I put spun up a ec2 micro box and ran this tracking 'tesla' for a few hours and wasn't able to reproduce. Hopefully @jjmaceda can come up with reproducible steps.

nathanbowser commented 9 years ago

Good news... It took over 36 hours of a running process, but I finally caught this problem. Here's a gist of some output that I can use to create a test case and fix this thing. I'm betting the error "Write after end" is what causes this to stop emitting tweets.

https://gist.github.com/nathanbowser/7ba5cb63cd57c40aa528

Additionally, this module is leaking memory, but that can be fixed in another issue.

nkzawa commented 9 years ago

@nathanbowser Great!!! This must be the cause. Thank you very much :)
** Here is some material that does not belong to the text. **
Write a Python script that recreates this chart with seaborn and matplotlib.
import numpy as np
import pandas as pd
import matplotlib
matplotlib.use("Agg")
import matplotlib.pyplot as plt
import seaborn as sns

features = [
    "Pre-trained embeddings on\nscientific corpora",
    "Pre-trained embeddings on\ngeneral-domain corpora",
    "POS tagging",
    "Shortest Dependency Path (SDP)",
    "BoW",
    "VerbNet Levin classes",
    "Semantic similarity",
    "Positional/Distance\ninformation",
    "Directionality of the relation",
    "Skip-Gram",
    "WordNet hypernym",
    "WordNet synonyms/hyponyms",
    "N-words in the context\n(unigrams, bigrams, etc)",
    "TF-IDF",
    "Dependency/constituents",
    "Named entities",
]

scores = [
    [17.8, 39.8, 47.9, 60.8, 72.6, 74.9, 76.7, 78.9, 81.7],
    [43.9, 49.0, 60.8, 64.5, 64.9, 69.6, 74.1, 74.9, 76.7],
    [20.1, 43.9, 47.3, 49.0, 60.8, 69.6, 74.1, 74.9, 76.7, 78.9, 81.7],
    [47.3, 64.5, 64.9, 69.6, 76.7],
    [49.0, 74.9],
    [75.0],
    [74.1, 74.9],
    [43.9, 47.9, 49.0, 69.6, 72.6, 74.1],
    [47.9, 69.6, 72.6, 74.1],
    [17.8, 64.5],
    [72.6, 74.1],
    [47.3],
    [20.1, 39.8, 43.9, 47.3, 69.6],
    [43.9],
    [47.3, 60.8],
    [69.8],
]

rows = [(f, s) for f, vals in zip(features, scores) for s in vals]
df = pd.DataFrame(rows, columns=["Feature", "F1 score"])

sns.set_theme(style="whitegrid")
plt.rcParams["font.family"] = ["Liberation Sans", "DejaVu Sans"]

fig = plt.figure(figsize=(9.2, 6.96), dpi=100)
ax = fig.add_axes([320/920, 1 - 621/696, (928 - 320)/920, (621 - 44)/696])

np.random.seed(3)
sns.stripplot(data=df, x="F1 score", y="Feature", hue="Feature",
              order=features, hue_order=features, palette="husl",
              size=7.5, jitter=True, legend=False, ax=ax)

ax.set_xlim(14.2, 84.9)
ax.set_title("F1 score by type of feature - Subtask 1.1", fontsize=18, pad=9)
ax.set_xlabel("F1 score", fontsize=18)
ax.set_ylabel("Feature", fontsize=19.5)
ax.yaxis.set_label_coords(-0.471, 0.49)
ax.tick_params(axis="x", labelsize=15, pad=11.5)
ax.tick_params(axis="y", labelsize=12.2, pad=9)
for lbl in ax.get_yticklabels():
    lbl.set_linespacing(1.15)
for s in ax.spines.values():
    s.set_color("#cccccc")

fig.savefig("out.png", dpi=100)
jjmaceda commented 9 years ago

@nathanbowser great news, is there are fix now? I tried the reconnect-errors branch but the error persist, thank anyway for all the effort!!!

nkzawa commented 9 years ago

It seems our problem was solved! Thank you very much for your help :)

nathanbowser commented 9 years ago

Awesome!

nathanbowser commented 9 years ago

Our process has been running for over 2 weeks and we haven't hit the stale problem, so hopefully this is good to go!